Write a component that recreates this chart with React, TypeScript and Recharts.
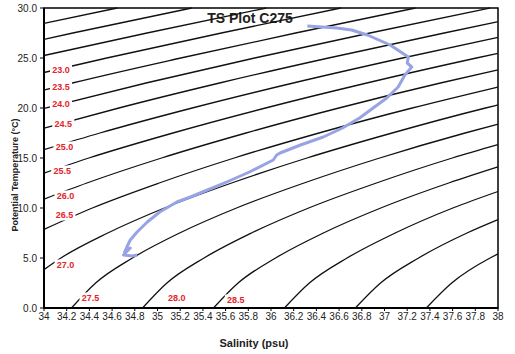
import React from 'react';
import { ScatterChart, Scatter, XAxis, YAxis, ReferenceArea, Label } from 'recharts';

// axis ticks
const xTicks = [34, 34.2, 34.4, 34.6, 34.8, 35, 35.2, 35.4, 35.6, 35.8, 36, 36.2, 36.4, 36.6, 36.8, 37, 37.2, 37.4, 37.6, 37.8, 38];
const yTicks = [0, 5, 10, 15, 20, 25, 30];

// isopycnals (sigma-theta) as [salinity, temperature] pairs
const sig215 = [[34, 28.46], [34.645, 30]];
const sig220 = [[34, 26.87], [34.254, 27.5], [35.302, 30]];
const sig225 = [[34, 25.25], [34.908, 27.5], [35.959, 30]];
const sig230 = [[34, 23.55], [34.553, 25], [35.563, 27.5], [36.616, 30]];
const sig235 = [[34, 21.79], [34.25, 22.5], [35.205, 25], [36.217, 27.5], [37.273, 30]];
const sig240 = [[34, 19.96], [34.899, 22.5], [35.856, 25], [36.872, 27.5], [37.93, 30]];
const sig245 = [[34, 17.97], [34.66, 20], [35.547, 22.5], [36.507, 25], [37.526, 27.5], [38, 28.62]];
const sig250 = [[34, 15.83], [34.493, 17.5], [35.306, 20], [36.196, 22.5], [37.159, 25], [38, 27.06]];
const sig255 = [[34, 13.49], [34.395, 15], [35.136, 17.5], [35.952, 20], [36.844, 22.5], [37.81, 25], [38, 25.47]];
const sig260 = [[34, 10.89], [34.378, 12.5], [35.036, 15], [35.78, 17.5], [36.598, 20], [37.493, 22.5], [38, 23.81]];
const sig265 = [[34, 7.86], [34.426, 10], [35.015, 12.5], [35.676, 15], [36.423, 17.5], [37.244, 20], [38, 22.1]];
const sig270 = [[34, 3.84], [34.149, 5], [34.562, 7.5], [35.061, 10], [35.653, 12.5], [36.317, 15], [37.067, 17.5], [37.89, 20], [38, 20.31]];
const sig275 = [[34.242, 0], [34.455, 2.5], [34.779, 5], [35.195, 7.5], [35.696, 10], [36.291, 12.5], [36.958, 15], [37.71, 17.5], [38, 18.38]];
const sig280 = [[34.868, 0], [35.083, 2.5], [35.41, 5], [35.828, 7.5], [36.332, 10], [36.929, 12.5], [37.598, 15], [38, 16.33]];
const sig285 = [[35.493, 0], [35.71, 2.5], [36.04, 5], [36.461, 7.5], [36.967, 10], [37.566, 12.5], [38, 14.11]];
const sig290 = [[36.118, 0], [36.338, 2.5], [36.67, 5], [37.094, 7.5], [37.602, 10], [38, 11.65]];
const sig295 = [[36.743, 0], [36.965, 2.5], [37.3, 5], [37.727, 7.5], [38, 8.84]];
const sig300 = [[37.368, 0], [37.592, 2.5], [37.93, 5], [38, 5.41]];

const isopycnals = [sig215, sig220, sig225, sig230, sig235, sig240, sig245, sig250, sig255,
  sig260, sig265, sig270, sig275, sig280, sig285, sig290, sig295, sig300];

// contour labels (value, salinity, temperature)
const labelText = ['23.0', '23.5', '24.0', '24.5', '25.0', '25.5', '26.0', '26.5', '27.0', '27.5', '28.0', '28.5'];
const labelS = [34.15, 34.15, 34.15, 34.17, 34.18, 34.16, 34.19, 34.18, 34.19, 34.41, 35.17, 35.69];
const labelT = [23.8, 22.1, 20.4, 18.4, 16.1, 13.7, 11.2, 9.3, 4.3, 1.0, 1.0, 0.8];

// station C275 profile, surface to bottom
const profile = [
  [36.32, 28.2], [36.58, 28.0], [36.71, 27.8], [36.85, 27.3], [37.05, 26.3], [37.21, 25.1],
  [37.2, 24.5], [37.24, 24.1], [37.18, 23.3], [37.12, 22.1], [37.02, 21.0], [36.9, 20.0],
  [36.78, 19.0], [36.63, 18.0], [36.46, 17.1], [36.26, 16.3], [36.08, 15.5], [36.05, 15.3],
  [36.02, 14.8], [35.81, 13.6], [35.61, 12.6], [35.44, 11.8], [35.29, 11.1], [35.17, 10.6],
  [35.02, 9.6], [34.91, 8.6], [34.82, 7.6], [34.76, 6.8], [34.73, 6.1], [34.71, 5.6],
  [34.76, 6.0], [34.7, 5.3], [34.78, 5.2], [34.82, 5.3]
];

const toPts = (arr: number[][]) => arr.map(([s, t]) => ({ s, t }));
const labelData = labelText.map((label, i) => ({ label, s: labelS[i], t: labelT[i] }));

const NoDot = () => <g />;

const IsoLabel = (props: any) => {
  const { cx, cy, payload } = props;
  return (
    <g>
      <rect x={cx - 11} y={cy - 5.5} width={22} height={11} fill="#fff" />
      <text x={cx} y={cy} textAnchor="middle" dominantBaseline="central" fontSize={9}
        fontWeight="bold" fill="#e3242b">{payload.label}</text>
    </g>
  );
};

const XTitle = (props: any) => {
  const { viewBox } = props;
  return (
    <text x={viewBox.x + viewBox.width / 2 - 17} y={343} textAnchor="middle" dominantBaseline="central"
      fontSize={11} fontWeight="bold" fill="#222">Salinity (psu)</text>
  );
};

const YTitle = (props: any) => {
  const { viewBox } = props;
  const x = viewBox.x + 15;
  const y = viewBox.y + viewBox.height / 2 + 17;
  return (
    <text x={x} y={y} transform={`rotate(-90 ${x} ${y})`} textAnchor="middle" dominantBaseline="central"
      fontSize={9} fontWeight="bold" fill="#222">Potential Temperature (°C)</text>
  );
};

const PlotTitle = (props: any) => {
  const { viewBox } = props;
  return (
    <text x={viewBox.x + viewBox.width / 2 - 21} y={viewBox.y + 10} textAnchor="middle"
      dominantBaseline="central" fontSize={14} fontWeight="bold" fill="#222">TS Plot C275</text>
  );
};

export default function App() {
  return (
    <div style={{ position: 'absolute', left: 0, top: 0, fontFamily: '"Liberation Sans", Arial, sans-serif' }}>
      <ScatterChart width={515} height={354} margin={{ top: 8, right: 17, bottom: 0, left: 0 }}>
        <XAxis type="number" dataKey="s" domain={[34, 38]} ticks={xTicks} interval={0}
          tickFormatter={(v: number) => String(Math.round(v * 10) / 10)}
          height={46} tickSize={3} tickMargin={2}
          axisLine={{ stroke: '#000', strokeWidth: 2 }} tickLine={{ stroke: '#000' }}
          tick={{ fontSize: 10, fill: '#222' }}>
          <Label content={XTitle} />
        </XAxis>
        <YAxis type="number" dataKey="t" domain={[0, 30]} ticks={yTicks} interval={0}
          tickFormatter={(v: number) => v.toFixed(1)}
          width={44} tickSize={4} tickMargin={3}
          axisLine={{ stroke: '#000', strokeWidth: 2 }} tickLine={{ stroke: '#000' }}
          tick={{ fontSize: 10, fill: '#222' }}>
          <Label content={YTitle} />
        </YAxis>
        {isopycnals.map((c, i) => (
          <Scatter key={i} data={toPts(c)} line={{ stroke: '#111', strokeWidth: 1.3 }}
            lineJointType="monotoneX" shape={NoDot} isAnimationActive={false} />
        ))}
        <Scatter data={labelData} shape={IsoLabel} isAnimationActive={false} />
        <Scatter data={toPts(profile)} line={{ stroke: '#98a3e3', strokeWidth: 3, strokeLinejoin: 'round' }}
          lineJointType="linear" shape={NoDot} isAnimationActive={false} />
        <ReferenceArea x1={34} x2={38} y1={0} y2={30} fill="none" stroke="#000" strokeWidth={1.5}>
          <Label content={PlotTitle} />
        </ReferenceArea>
      </ScatterChart>
    </div>
  );
}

*****

* _WHAT IS NEEDED_
Every line that holds the string "React" should be returned.

* _WRITTEN SOLUTION_
Write a component that recreates this chart with React, TypeScript and Recharts.
import React from 'react';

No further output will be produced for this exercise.